Commercial truck drivers are required to conduct pre- and post-trip inspections of their vehicles to identify any safety defects or maintenance concerns. The final rule announced today removes the requirement that drivers file a report for approximately 95 percent of inspections when equipment problems or safety concerns are not identified.
“Ensuring regulatory flexibility for businesses and reducing unnecessary regulatory burdens through the retrospective review process are top priorities for President Obama and the Office of Management and Budget,” said OMB Director Shaun Donovan. “I commend Secretary Foxx and the Department of Transportation for their work on this effort, which is one of the largest paperwork reduction rules in the last decade. We look forward to working with the Department of Transportation and other agencies on ways to further institutionalize retrospective review as an essential component of government regulatory policy.”

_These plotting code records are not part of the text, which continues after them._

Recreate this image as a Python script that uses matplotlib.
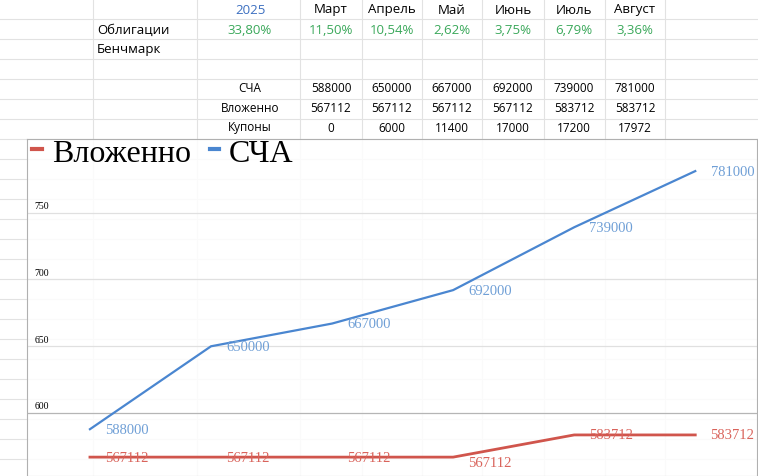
import matplotlib
matplotlib.use("Agg")
import matplotlib.pyplot as plt

months = ["Март", "Апрель", "Май", "Июнь", "Июль", "Август"]
bonds = ["33,80%", "11,50%", "10,54%", "2,62%", "3,75%", "6,79%", "3,36%"]
nav = [588000, 650000, 667000, 692000, 739000, 781000]
invested = [567112, 567112, 567112, 567112, 583712, 583712]
coupons = [0, 6000, 11400, 17000, 17200, 17972]
y_ticks = [600, 650, 700, 750]

W, H = 758, 477
fig = plt.figure(figsize=(W / 100, H / 100), dpi=100)


def px(x, y):
    return x / W, 1 - y / H


# spreadsheet grid behind the chart
bg = fig.add_axes([0, 0, 1, 1])
bg.set_xlim(0, W)
bg.set_ylim(H, 0)
bg.axis("off")
for yy in range(20, H, 20):
    bg.axhline(yy, color="#e2e2e2", lw=0.8)
for xx in [93, 197, 300, 362, 422, 482, 544, 605, 665]:
    bg.axvline(xx, color="#e2e2e2", lw=0.8)

col_x = [331, 392, 452, 513, 574, 635]
sans = "Open Sans"
green = "#3aa85a"
fig.text(*px(250, 10), "2025", color="#3c6fc0", ha="center", va="center", fontsize=9.5, family=sans)
for cx, m in zip(col_x, months):
    fig.text(*px(cx, 10), m, ha="center", va="center", fontsize=9.5, family=sans)
fig.text(*px(97, 30), "Облигации", ha="left", va="center", fontsize=9.5, family=sans)
fig.text(*px(97, 50), "Бенчмарк", ha="left", va="center", fontsize=9.5, family=sans)
for cx, b in zip([250] + col_x, bonds):
    fig.text(*px(cx, 30), b, color=green, ha="center", va="center", fontsize=9.5, family=sans)
for yy, name, row in [(89, "СЧА", nav), (109, "Вложенно", invested), (128, "Купоны", coupons)]:
    fig.text(*px(250, yy), name, ha="center", va="center", fontsize=8.5, family=sans)
    for cx, v in zip(col_x, row):
        fig.text(*px(cx, yy), str(v), ha="center", va="center", fontsize=8.5, family=sans)

# chart
ax = fig.add_axes([27 / W, 0, 730 / W, 337 / H])
ax.set_facecolor("white")
ax.patch.set_alpha(0.85)
for s in ax.spines.values():
    s.set_color("#b0b0b0")
x = list(range(len(months)))
blue, red = "#4a86d0", "#d0554c"
ax.plot(x, [v / 1000 for v in invested], color=red, lw=2, label="Вложенно")
ax.plot(x, [v / 1000 for v in nav], color=blue, lw=1.6, label="СЧА")
ax.set_xlim(-0.52, 5.51)
ax.set_ylim(553, 805)
for t in y_ticks:
    ax.axhline(t, color="#e0e0e0" if t != 600 else "#b5b5b5", lw=0.9, zorder=0)
    ax.text(-0.46, t + 2, str(t), fontsize=7, family="Liberation Serif", va="bottom")
ax.set_xticks([])
ax.set_yticks([])
for i, v in enumerate(nav):
    ax.annotate(str(v), (i, v / 1000), xytext=(11, 0), textcoords="offset points",
                color="#6f9fd6", fontsize=10.5, family="Liberation Serif", va="center")
for i, v in enumerate(invested):
    dy = -4 if i == 3 else 0
    ax.annotate(str(v), (i, v / 1000), xytext=(11, dy), textcoords="offset points",
                color="#d9635b", fontsize=10.5, family="Liberation Serif", va="center")
leg = ax.legend(loc="upper left", bbox_to_anchor=(-0.01, 1.04), frameon=False,
                prop={"family": "Liberation Serif", "size": 23}, handlelength=0.3,
                handletextpad=0.3, columnspacing=0.6, ncol=2, borderaxespad=0)
for h in leg.legend_handles:
    h.set_linewidth(3)

fig.savefig("out.png", dpi=100)
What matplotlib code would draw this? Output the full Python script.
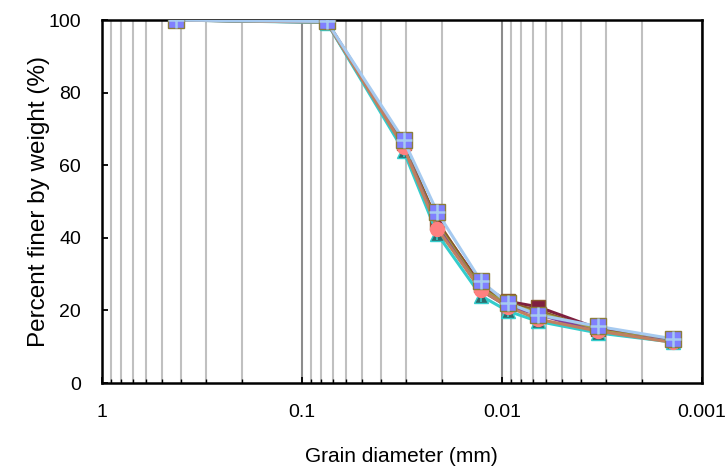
import numpy as np
import matplotlib.pyplot as plt
from matplotlib.ticker import FixedLocator, NullFormatter

plt.rcParams['font.family'] = ['Liberation Sans', 'DejaVu Sans']

# grain size (mm): two sieves then hydrometer readings
diam = [0.425, 0.075, 0.031, 0.021, 0.0127, 0.0093, 0.0066, 0.0033, 0.0014]

s_maroon = [100, 99.6, 66.0, 44.0, 27.0, 22.5, 21.0, 15.0, 12.0]
s_brown = [100, 99.5, 65.5, 44.5, 26.5, 22.0, 20.0, 14.5, 11.8]
s_olive = [100, 99.5, 65.0, 43.5, 26.0, 21.5, 19.5, 14.5, 11.5]
s_purple = [100, 99.4, 65.0, 43.0, 25.5, 21.0, 19.0, 14.0, 11.5]
s_teal = [100, 99.3, 64.0, 41.0, 24.0, 19.8, 17.0, 13.8, 11.3]
s_salmon = [100, 99.4, 65.0, 42.5, 25.6, 21.0, 17.6, 14.3, 11.2]
s_blue = [100, 99.6, 67.0, 47.0, 28.0, 22.0, 18.8, 15.6, 12.2]

fig = plt.figure(figsize=(7.28, 4.66), dpi=100)
ax = fig.add_axes([0.140, 0.178, 0.824, 0.779])

lw = 2.2
ax.plot(diam, s_maroon, color='#7F1F3F', lw=lw, marker='s', ms=10,
        mfc='#7F1F3F', mec='#8B5A2B', zorder=3)
ax.plot(diam, s_brown, color='#8B5A2B', lw=lw, zorder=3)
ax.plot(diam, s_olive, color='#A0A040', lw=lw, zorder=3)
ax.plot(diam, s_purple, color='#7F3F9F', lw=lw, zorder=3)
ax.plot(diam, s_teal, color='#33CCCC', lw=lw, marker='^', ms=10,
        mfc='#2E6B6B', mec='#33CCCC', zorder=4)
ax.plot(diam, s_teal, color='none', marker='1', ms=9, mec='#33CCCC',
        mew=1.2, zorder=4)
ax.plot(diam, s_salmon, color='#C08060', lw=lw, marker='o', ms=10,
        mfc='#FF8080', mec='#FF8080', zorder=5)
ax.plot(diam, s_blue, color='#A6CAF0', lw=lw, marker='s', ms=11,
        mfc='#8080FF', mec='#8B7D3A', zorder=6)
ax.plot(diam, s_blue, color='none', marker='+', ms=11, mec='#A6CAF0',
        mew=1.8, zorder=7)

ax.set_xscale('log')
ax.set_xlim(1, 0.001)
ax.set_ylim(0, 100)

major = [1, 0.1, 0.01, 0.001]
minor = [m * 10.0 ** e for e in (-1, -2, -3) for m in range(2, 10)]
ax.xaxis.set_major_locator(FixedLocator(major))
ax.xaxis.set_minor_locator(FixedLocator(minor))
ax.xaxis.set_minor_formatter(NullFormatter())
ax.set_xticklabels(['1', '0.1', '0.01', '0.001'])
ax.set_yticks([0, 20, 40, 60, 80, 100])

ax.grid(True, which='minor', axis='x', color='#C0C0C0', lw=1.5)
ax.grid(True, which='major', axis='x', color='#8C8C8C', lw=1.5)
ax.set_axisbelow(True)

ax.tick_params(axis='both', which='major', direction='in', length=4.5,
               width=1.3, labelsize=14, pad=15)
ax.tick_params(axis='x', which='minor', direction='in', length=3, width=1)
for s in ax.spines.values():
    s.set_linewidth(1.8)
    s.set_color('black')

ax.set_xlabel('Grain diameter (mm)', fontsize=15, va='center')
ax.set_ylabel('Percent finer by weight (%)', fontsize=17.5, va='center')
ax.xaxis.set_label_coords(0.5, -0.201)
ax.yaxis.set_label_coords(-0.105, 0.5)

fig.savefig('out.png', dpi=100)
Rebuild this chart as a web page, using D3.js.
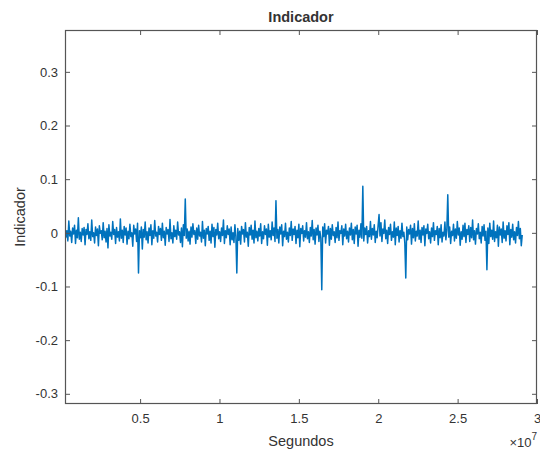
<!DOCTYPE html>
<html>
<head>
<meta charset="utf-8">
<script src="https://cdn.jsdelivr.net/npm/d3@7"></script>
<style>
  body { margin: 0; background: #fff; }
  svg text { font-family: "Liberation Sans", Arial, sans-serif; fill: #333; }
</style>
</head>
<body>
<div id="chart"></div>
<script>
// Indicador vs Segundos — one uniformly sampled trace
const tStart = 2.7e5;      // first sample, seconds
const tStep = 6.0125e4;    // sample spacing, seconds
// indicator values, in thousandths
const indicadorMil = [
  12, -8, 4, -15, 22, -6, 3, -18, 9, -2, 14, -20, 5, -9, 28, -12, 1, -16, 8, -4,
  10, -22, 6, -3, 17, -11, 2, -14, 24, -7, 0, -19, 11, -5, 7, -24, 13, -1, 4, -13,
  19, -9, 3, -17, 8, -28, 15, -6, 1, -12, 21, -3, 6, -20, 10, -8, 2, -15, 26, -10,
  5, -18, 12, -4, 9, -21, 3, -11, 16, -7, 0, -25, 14, -2, 7, -16, 18, -75, 4, -9,
  11, -30, 6, -8, 20, -13, 2, -19, 9, -5, 15, -22, 4, -10, 23, -6, 1, -17, 12, -3,
  8, -14, 18, -9, 3, -23, 10, -2, 6, -16, 25, -11, 0, -19, 13, -7, 5, -12, 20, -4,
  2, -18, 9, -26, 15, -5, 63, -10, 7, -15, 3, -21, 11, -8, 17, -3, 4, -20, 9, -12,
  14, -6, 1, -17, 21, -10, 5, -24, 8, -2, 12, -14, 3, -19, 16, -7, 10, -27, 6, -4,
  18, -11, 2, -16, 9, -5, 24, -20, 4, -9, 13, -3, 7, -22, 11, -13, 0, -18, 15, -6,
  -75, 8, -14, 3, -21, 12, -2, 6, -17, 19, -8, 1, -25, 10, -4, 14, -12, 5, -19, 22,
  -9, 3, -15, 8, -6, 17, -20, 2, -11, 13, -3, 7, -23, 16, -8, 4, -13, 20, -5, 9,
  -16, 60, -10, 6, -19, 11, -2, 15, -24, 3, -7, 18, -12, 1, -17, 9, -5, 21, -14, 7,
  -3, 12, -20, 5, -9, 16, -26, 8, -1, 13, -15, 4, -8, 19, -11, 2, -18, 10, -6, 23,
  -13, 6, -21, 9, -4, 14, -16, 3, -10, -106, 11, -7, 17, -19, 5, -2, 12, -23, 8, -12,
  15, -5, 2, -18, 10, -9, 20, -14, 4, -1, 13, -22, 7, -6, 16, -11, 3, -17, 9, -4,
  18, -13, 6, -20, 11, -2, 14, -25, 5, -8, 17, -10, 87, -15, 9, -3, 12, -19, 4, -7,
  21, -12, 8, -4, 15, -18, 3, -9, 13, 34, -6, 19, -16, 7, -1, 24, -11, 5, -20, 10,
  -3, 16, -14, 2, -8, 20, -22, 9, -5, 12, -17, 4, -10, 18, -7, 1, -19, -84, 11, -13,
  6, -2, 14, -21, 8, -9, 17, -15, 3, -6, 22, -12, 5, -18, 10, -4, 13, -24, 7, -1,
  16, -11, 2, -19, 9, -7, 19, -14, 4, -3, 12, -22, 8, -9, 15, -17, 1, -6, 20, -13,
  5, 71, -8, 11, -20, 3, -5, 16, -15, 7, -10, 21, -4, 9, -23, 2, -12, 14, -7, 18,
  -18, 6, -3, 13, -16, 10, -9, 24, -13, 4, -21, 8, -2, 17, -11, 1, -19, 12, -6, 15,
  -14, 3, -69, 9, -20, 18, -7, 5, -12, 22, -16, 2, -9, 14, -25, 11, -4, 7, -18, 20,
  -10, 4, -15, 13, -3, 19, -22, 6, -8, 16, -13, 2, -19, 10, -5, 21, -11, 8, -24, -4
];
const xTicks = [0.5e7, 1e7, 1.5e7, 2e7, 2.5e7, 3e7];
const xTickLabels = ["0.5", "1", "1.5", "2", "2.5", "3"];
const yTicks = [-0.3, -0.2, -0.1, 0, 0.1, 0.2, 0.3];
const yTickLabels = ["-0.3", "-0.2", "-0.1", "0", "0.1", "0.2", "0.3"];

const W = 540, H = 452;
const box = { left: 65, right: 537, top: 30, bottom: 404 };
const axisColor = "#555";

const x = d3.scaleLinear().domain([2.7e5, 3e7]).range([box.left, box.right]);
const y = d3.scaleLinear().domain([-0.319, 0.378]).range([box.bottom, box.top]);

const svg = d3.select("#chart").append("svg")
  .attr("width", W).attr("height", H);

svg.append("clipPath").attr("id", "plot-clip")
  .append("rect")
  .attr("x", box.left).attr("y", box.top)
  .attr("width", box.right - box.left).attr("height", box.bottom - box.top);

// trace
const series = indicadorMil.map((v, i) => ({ t: tStart + i * tStep, v: v / 1000 }));
const line = d3.line().x(d => x(d.t)).y(d => y(d.v));
svg.append("path")
  .datum(series)
  .attr("clip-path", "url(#plot-clip)")
  .attr("fill", "none")
  .attr("stroke", "#0072BD")
  .attr("stroke-width", 1.5)
  .attr("stroke-linejoin", "round")
  .attr("d", line);

// axes: inward ticks, mirrored on top/right (box on)
const tickLen = 5;
const styleAxis = (g, labels) => {
  g.select(".domain").remove();
  g.selectAll(".tick line").attr("stroke", axisColor);
  g.selectAll(".tick text").attr("font-size", 13).attr("fill", "#333");
  if (!labels) g.selectAll(".tick text").remove();
};

svg.append("g")
  .attr("transform", `translate(0,${box.bottom})`)
  .call(d3.axisBottom(x).tickValues(xTicks).tickSize(-tickLen).tickPadding(10)
    .tickFormat((d, i) => xTickLabels[i]))
  .call(g => styleAxis(g, true));

svg.append("g")
  .attr("transform", `translate(0,${box.top})`)
  .call(d3.axisTop(x).tickValues(xTicks).tickSize(-tickLen))
  .call(g => styleAxis(g, false));

svg.append("g")
  .attr("transform", `translate(${box.left},0)`)
  .call(d3.axisLeft(y).tickValues(yTicks).tickSize(-tickLen).tickPadding(7)
    .tickFormat((d, i) => yTickLabels[i]))
  .call(g => styleAxis(g, true));

svg.append("g")
  .attr("transform", `translate(${box.right},0)`)
  .call(d3.axisRight(y).tickValues(yTicks).tickSize(-tickLen))
  .call(g => styleAxis(g, false));

svg.append("rect")
  .attr("x", box.left + 0.5).attr("y", box.top + 0.5)
  .attr("width", box.right - box.left - 1).attr("height", box.bottom - box.top - 1)
  .attr("fill", "none")
  .attr("stroke", axisColor)
  .attr("stroke-width", 1.2);

// titles
const midX = (box.left + box.right) / 2;
svg.append("text")
  .attr("x", midX).attr("y", 22)
  .attr("text-anchor", "middle")
  .attr("font-size", 14.5).attr("font-weight", "bold")
  .attr("fill", "#111")
  .text("Indicador");

svg.append("text")
  .attr("x", midX).attr("y", 446)
  .attr("text-anchor", "middle")
  .attr("font-size", 14.5)
  .text("Segundos");

svg.append("text")
  .attr("transform", `translate(25,${(box.top + box.bottom) / 2}) rotate(-90)`)
  .attr("text-anchor", "middle")
  .attr("font-size", 14.5)
  .text("Indicador");

// exponent label
const expo = svg.append("text")
  .attr("x", 537).attr("y", 447)
  .attr("text-anchor", "end")
  .attr("font-size", 13);
expo.append("tspan").text("\u00d710");
expo.append("tspan").attr("dy", -7).attr("font-size", 10).text("7");
</script>
</body>
</html>
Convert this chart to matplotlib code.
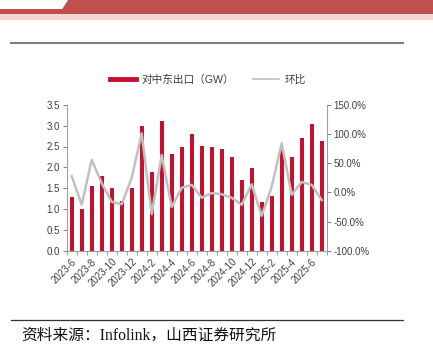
import matplotlib.pyplot as plt
from matplotlib.patches import Polygon, Rectangle
from matplotlib.lines import Line2D

months = ["2023-6", "2023-7", "2023-8", "2023-9", "2023-10", "2023-11", "2023-12",
          "2024-1", "2024-2", "2024-3", "2024-4", "2024-5", "2024-6", "2024-7",
          "2024-8", "2024-9", "2024-10", "2024-11", "2024-12",
          "2025-1", "2025-2", "2025-3", "2025-4", "2025-5", "2025-6", "2025-7"]
exports_gw = [1.30, 1.00, 1.55, 1.80, 1.50, 1.20, 1.50,
              3.00, 1.90, 3.10, 2.32, 2.50, 2.80, 2.52,
              2.50, 2.43, 2.24, 1.70, 1.98,
              1.17, 1.32, 2.45, 2.26, 2.70, 3.05, 2.63]
mom_pct = [28, -21, 56, 16, -16, -20, 25,
           101, -37, 64, -25, 8, 13, -9,
           -1, -3, -9, -21, 14,
           -40, 10, 84, -4, 18, 13, -13]

BAR_RED = "#C8102E"
LINE_GRAY = "#C0C0C0"
TEXT = "#404040"

plt.rcParams["font.family"] = ["Liberation Sans", "Noto Sans CJK SC"]

fig = plt.figure(figsize=(4.33, 3.5), dpi=100)

# header band
W, H = 433.0, 350.0
def fx(x):
    return x / W
def fy(y):
    return 1 - y / H
fig.patches.append(Rectangle((0, fy(20)), 1, 6 / H, transform=fig.transFigure,
                             color="#F4D6D5", lw=0))
fig.patches.append(Rectangle((0, fy(14)), 1, 5 / H, transform=fig.transFigure,
                             color="#C0504D", lw=0))
fig.patches.append(Polygon([(fx(62), fy(9.5)), (fx(68), fy(0)), (1, fy(0)), (1, fy(9.5))],
                           closed=True, transform=fig.transFigure, color="#C0504D", lw=0))
fig.lines.append(Line2D([fx(11), fx(403)], [fy(43), fy(43)], transform=fig.transFigure,
                        color="#7F7F7F", lw=1.5))
fig.lines.append(Line2D([fx(11), fx(403)], [fy(320), fy(320)], transform=fig.transFigure,
                        color="#333333", lw=0.9))
fig.text(fx(21), fy(336), "资料来源：Infolink，山西证券研究所", fontsize=11.3,
         family=["Liberation Serif", "Noto Sans CJK SC"], color="#111111", va="center")

ax = fig.add_axes([66.7 / W, 1 - 251 / H, 260 / W, 146.3 / H])
x = list(range(len(months)))
ax.bar(x, exports_gw, width=0.38, color=BAR_RED, zorder=2)
ax.set_xlim(-0.5, len(months) - 0.5)
ax.set_ylim(0, 3.5)
ax.set_yticks([i * 0.5 for i in range(8)])
ax.set_yticklabels([f"{i * 0.5:.1f}" for i in range(8)])

ax2 = ax.twinx()
ax2.plot(x, mom_pct, color=LINE_GRAY, lw=1.8, zorder=3)
ax2.set_ylim(-100, 150)
ax2.set_yticks(range(-100, 151, 50))
ax2.set_yticklabels([f"{v:.1f}%" for v in range(-100, 151, 50)])

ax.set_xticks([i - 0.5 for i in range(len(months) + 1)], minor=True)
ax.set_xticks(x[::2])
ax.set_xticklabels(months[::2], rotation=45, ha="right", rotation_mode="anchor")
ax.tick_params(axis="x", which="major", length=0, pad=4, labelsize=7, labelcolor=TEXT)
ax.tick_params(axis="x", which="minor", length=3, color="#A0A0A0", width=0.7)
ax.tick_params(axis="y", length=3, color="#808080", width=0.7, labelsize=7,
               labelcolor=TEXT, pad=2)
ax2.tick_params(axis="y", length=3, color="#808080", width=0.7, labelsize=7,
                labelcolor=TEXT, pad=2)

for a in (ax, ax2):
    a.spines["top"].set_visible(False)
    for s in ("left", "right", "bottom"):
        a.spines[s].set_color("#A0A0A0")
        a.spines[s].set_linewidth(0.8)
ax.spines["right"].set_visible(False)
ax2.spines["left"].set_visible(False)
ax2.spines["bottom"].set_visible(False)

handles = [Line2D([], [], color=BAR_RED, lw=3.5),
           Line2D([], [], color=LINE_GRAY, lw=1.2)]
fig.legend(handles, ["对中东出口（GW）", "环比"], loc="center",
           bbox_to_anchor=(fx(208), fy(80)), ncol=2, frameon=False,
           fontsize=7.7, handlelength=2.4, handletextpad=0.5, columnspacing=1.8,
           labelcolor=TEXT)

fig.savefig("out.png", dpi=100)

The Department of Transportation’s Federal Motor Carrier Safety Administration (FMCSA) estimates that professional truck drivers spend approximately 46.7 million hours each year completing Driver Vehicle Inspection Reports (DVIRs). Eliminating DVIRs when no safety defects or mechanical deficiencies are identified will result in time savings valued at $1.7 billion dollars annually.
“We are committed to improving efficiency so that drivers can stay focused on their safety and the safety of everyone they share the road with,” said FMCSA Acting Administrator Scott Darling. “Until now, truck driver vehicle inspection reports were the 19th highest paperwork burden across all federal agencies. By scrapping the no-defect inspection reports, the burden is reduced to 79th, marking the most significant paperwork reduction achievement thus far in the Obama Administration.”
FMCSA’s No-Defect DVIR rule will be effective on the date it is published in the Federal Register, which is scheduled for Dec. 18, 2014.
President Obama launched the Administration’s Regulatory Review and Reform initiative in January 2011 by issuing Executive Order 13563. The order commenced an unprecedented government-wide review of regulations with the goal of eliminating or modifying out-of-date, ineffective or overly-burdensome rules and reducing regulatory burdens on the private sector. The retrospective review effort to date includes actions that will save more than $20 billion dollars over the next few years, with more savings in the future.
In June 2012, FMCSA eliminated a comparable requirement for truck drivers operating intermodal equipment trailers used for transporting containerized cargo shipments. The cost savings to the intermodal industry was estimated to be $54 million annually.